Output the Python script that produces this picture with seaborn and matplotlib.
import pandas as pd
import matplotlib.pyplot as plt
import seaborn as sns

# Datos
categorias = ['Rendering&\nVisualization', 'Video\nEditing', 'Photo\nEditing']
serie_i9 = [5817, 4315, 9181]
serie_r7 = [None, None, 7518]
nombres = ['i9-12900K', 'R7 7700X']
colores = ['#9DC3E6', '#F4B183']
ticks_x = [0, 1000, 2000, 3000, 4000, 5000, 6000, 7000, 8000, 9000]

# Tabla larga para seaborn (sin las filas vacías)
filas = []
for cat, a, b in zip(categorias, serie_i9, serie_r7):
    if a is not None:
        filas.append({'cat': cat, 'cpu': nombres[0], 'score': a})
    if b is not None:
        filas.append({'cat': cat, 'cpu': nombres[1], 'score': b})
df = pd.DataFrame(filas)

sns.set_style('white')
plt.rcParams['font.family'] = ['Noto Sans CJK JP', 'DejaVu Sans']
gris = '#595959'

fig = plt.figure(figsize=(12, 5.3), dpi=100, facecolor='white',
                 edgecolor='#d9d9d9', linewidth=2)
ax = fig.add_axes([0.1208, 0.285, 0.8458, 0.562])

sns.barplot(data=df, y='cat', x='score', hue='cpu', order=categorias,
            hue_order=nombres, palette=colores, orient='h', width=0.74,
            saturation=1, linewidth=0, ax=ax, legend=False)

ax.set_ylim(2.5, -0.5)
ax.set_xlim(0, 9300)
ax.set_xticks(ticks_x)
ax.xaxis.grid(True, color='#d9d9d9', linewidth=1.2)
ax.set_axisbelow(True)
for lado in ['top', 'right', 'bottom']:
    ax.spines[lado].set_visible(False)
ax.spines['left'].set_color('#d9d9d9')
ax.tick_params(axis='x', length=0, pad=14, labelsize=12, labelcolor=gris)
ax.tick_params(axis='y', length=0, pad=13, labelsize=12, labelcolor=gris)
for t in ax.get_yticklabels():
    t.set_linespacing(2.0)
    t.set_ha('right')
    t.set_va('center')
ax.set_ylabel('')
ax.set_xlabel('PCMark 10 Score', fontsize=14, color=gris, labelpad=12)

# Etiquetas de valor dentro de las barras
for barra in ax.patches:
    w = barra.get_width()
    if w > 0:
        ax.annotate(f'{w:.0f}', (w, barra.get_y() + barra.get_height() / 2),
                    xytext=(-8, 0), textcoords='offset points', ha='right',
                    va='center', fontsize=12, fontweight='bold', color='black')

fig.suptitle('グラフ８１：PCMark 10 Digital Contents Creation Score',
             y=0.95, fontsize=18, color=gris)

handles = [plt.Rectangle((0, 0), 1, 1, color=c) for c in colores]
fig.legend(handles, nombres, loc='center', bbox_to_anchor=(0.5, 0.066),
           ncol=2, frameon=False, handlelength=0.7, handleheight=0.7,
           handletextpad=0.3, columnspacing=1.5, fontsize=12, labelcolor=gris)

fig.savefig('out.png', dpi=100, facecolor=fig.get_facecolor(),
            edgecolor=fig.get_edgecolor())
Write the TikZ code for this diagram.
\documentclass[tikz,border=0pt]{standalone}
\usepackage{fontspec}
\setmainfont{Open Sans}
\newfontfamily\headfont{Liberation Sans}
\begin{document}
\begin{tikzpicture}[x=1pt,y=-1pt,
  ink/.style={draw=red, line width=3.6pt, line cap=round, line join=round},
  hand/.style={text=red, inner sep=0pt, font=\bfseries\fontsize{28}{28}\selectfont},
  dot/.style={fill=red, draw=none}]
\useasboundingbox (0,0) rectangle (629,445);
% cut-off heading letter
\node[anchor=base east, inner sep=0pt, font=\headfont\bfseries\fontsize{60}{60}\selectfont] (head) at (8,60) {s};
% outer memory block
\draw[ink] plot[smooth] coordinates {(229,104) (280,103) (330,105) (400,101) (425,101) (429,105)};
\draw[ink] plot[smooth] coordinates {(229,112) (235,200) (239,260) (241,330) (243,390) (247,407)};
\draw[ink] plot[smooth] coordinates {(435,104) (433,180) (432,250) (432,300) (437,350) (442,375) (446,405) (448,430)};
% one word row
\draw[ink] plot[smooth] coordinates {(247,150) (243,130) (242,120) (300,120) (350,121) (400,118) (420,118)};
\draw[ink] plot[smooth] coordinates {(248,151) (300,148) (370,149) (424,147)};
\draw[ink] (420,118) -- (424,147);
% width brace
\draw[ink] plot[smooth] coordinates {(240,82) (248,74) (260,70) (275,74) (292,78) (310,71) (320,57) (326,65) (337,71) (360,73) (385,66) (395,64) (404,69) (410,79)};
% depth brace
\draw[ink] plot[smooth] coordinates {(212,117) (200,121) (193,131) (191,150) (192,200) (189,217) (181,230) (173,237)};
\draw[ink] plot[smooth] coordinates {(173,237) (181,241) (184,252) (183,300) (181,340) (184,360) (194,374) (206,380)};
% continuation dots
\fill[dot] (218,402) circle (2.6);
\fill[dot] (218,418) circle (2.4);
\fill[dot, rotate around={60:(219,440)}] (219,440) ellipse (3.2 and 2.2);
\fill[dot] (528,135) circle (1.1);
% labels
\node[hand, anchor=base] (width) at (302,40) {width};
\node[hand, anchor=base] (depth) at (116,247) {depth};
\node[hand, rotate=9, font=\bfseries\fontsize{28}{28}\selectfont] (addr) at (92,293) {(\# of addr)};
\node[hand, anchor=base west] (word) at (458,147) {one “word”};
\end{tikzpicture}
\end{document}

____

### DIRECTIVE
All of the entries above must be quoted exactly.

### FINISHED ANSWER
Output the Python script that produces this picture with seaborn and matplotlib.
import pandas as pd
import matplotlib.pyplot as plt
import seaborn as sns

# Datos
categorias = ['Rendering&\nVisualization', 'Video\nEditing', 'Photo\nEditing']
serie_i9 = [5817, 4315, 9181]
serie_r7 = [None, None, 7518]
nombres = ['i9-12900K', 'R7 7700X']
colores = ['#9DC3E6', '#F4B183']
ticks_x = [0, 1000, 2000, 3000, 4000, 5000, 6000, 7000, 8000, 9000]

# Tabla larga para seaborn (sin las filas vacías)
filas = []
for cat, a, b in zip(categorias, serie_i9, serie_r7):
    if a is not None:
        filas.append({'cat': cat, 'cpu': nombres[0], 'score': a})
    if b is not None:
        filas.append({'cat': cat, 'cpu': nombres[1], 'score': b})
df = pd.DataFrame(filas)

sns.set_style('white')
plt.rcParams['font.family'] = ['Noto Sans CJK JP', 'DejaVu Sans']
gris = '#595959'

fig = plt.figure(figsize=(12, 5.3), dpi=100, facecolor='white',
                 edgecolor='#d9d9d9', linewidth=2)
ax = fig.add_axes([0.1208, 0.285, 0.8458, 0.562])

sns.barplot(data=df, y='cat', x='score', hue='cpu', order=categorias,
            hue_order=nombres, palette=colores, orient='h', width=0.74,
            saturation=1, linewidth=0, ax=ax, legend=False)

ax.set_ylim(2.5, -0.5)
ax.set_xlim(0, 9300)
ax.set_xticks(ticks_x)
ax.xaxis.grid(True, color='#d9d9d9', linewidth=1.2)
ax.set_axisbelow(True)
for lado in ['top', 'right', 'bottom']:
    ax.spines[lado].set_visible(False)
ax.spines['left'].set_color('#d9d9d9')
ax.tick_params(axis='x', length=0, pad=14, labelsize=12, labelcolor=gris)
ax.tick_params(axis='y', length=0, pad=13, labelsize=12, labelcolor=gris)
for t in ax.get_yticklabels():
    t.set_linespacing(2.0)
    t.set_ha('right')
    t.set_va('center')
ax.set_ylabel('')
ax.set_xlabel('PCMark 10 Score', fontsize=14, color=gris, labelpad=12)

# Etiquetas de valor dentro de las barras
for barra in ax.patches:
    w = barra.get_width()
    if w > 0:
        ax.annotate(f'{w:.0f}', (w, barra.get_y() + barra.get_height() / 2),
                    xytext=(-8, 0), textcoords='offset points', ha='right',
                    va='center', fontsize=12, fontweight='bold', color='black')

fig.suptitle('グラフ８１：PCMark 10 Digital Contents Creation Score',
             y=0.95, fontsize=18, color=gris)

handles = [plt.Rectangle((0, 0), 1, 1, color=c) for c in colores]
fig.legend(handles, nombres, loc='center', bbox_to_anchor=(0.5, 0.066),
           ncol=2, frameon=False, handlelength=0.7, handleheight=0.7,
           handletextpad=0.3, columnspacing=1.5, fontsize=12, labelcolor=gris)

fig.savefig('out.png', dpi=100, facecolor=fig.get_facecolor(),
            edgecolor=fig.get_edgecolor())
Write the TikZ code for this diagram.
\documentclass[tikz,border=0pt]{standalone}
\usepackage{fontspec}
\setmainfont{Open Sans}
\newfontfamily\headfont{Liberation Sans}
\begin{document}
\begin{tikzpicture}[x=1pt,y=-1pt,
  ink/.style={draw=red, line width=3.6pt, line cap=round, line join=round},
  hand/.style={text=red, inner sep=0pt, font=\bfseries\fontsize{28}{28}\selectfont},
  dot/.style={fill=red, draw=none}]
\useasboundingbox (0,0) rectangle (629,445);
% cut-off heading letter
\node[anchor=base east, inner sep=0pt, font=\headfont\bfseries\fontsize{60}{60}\selectfont] (head) at (8,60) {s};
% outer memory block
\draw[ink] plot[smooth] coordinates {(229,104) (280,103) (330,105) (400,101) (425,101) (429,105)};
\draw[ink] plot[smooth] coordinates {(229,112) (235,200) (239,260) (241,330) (243,390) (247,407)};
\draw[ink] plot[smooth] coordinates {(435,104) (433,180) (432,250) (432,300) (437,350) (442,375) (446,405) (448,430)};
% one word row
\draw[ink] plot[smooth] coordinates {(247,150) (243,130) (242,120) (300,120) (350,121) (400,118) (420,118)};
\draw[ink] plot[smooth] coordinates {(248,151) (300,148) (370,149) (424,147)};
\draw[ink] (420,118) -- (424,147);
% width brace
\draw[ink] plot[smooth] coordinates {(240,82) (248,74) (260,70) (275,74) (292,78) (310,71) (320,57) (326,65) (337,71) (360,73) (385,66) (395,64) (404,69) (410,79)};
% depth brace
\draw[ink] plot[smooth] coordinates {(212,117) (200,121) (193,131) (191,150) (192,200) (189,217) (181,230) (173,237)};
\draw[ink] plot[smooth] coordinates {(173,237) (181,241) (184,252) (183,300) (181,340) (184,360) (194,374) (206,380)};
% continuation dots
\fill[dot] (218,402) circle (2.6);
\fill[dot] (218,418) circle (2.4);
\fill[dot, rotate around={60:(219,440)}] (219,440) ellipse (3.2 and 2.2);
\fill[dot] (528,135) circle (1.1);
% labels
\node[hand, anchor=base] (width) at (302,40) {width};
\node[hand, anchor=base] (depth) at (116,247) {depth};
\node[hand, rotate=9, font=\bfseries\fontsize{28}{28}\selectfont] (addr) at (92,293) {(\# of addr)};
\node[hand, anchor=base west] (word) at (458,147) {one “word”};
\end{tikzpicture}
\end{document}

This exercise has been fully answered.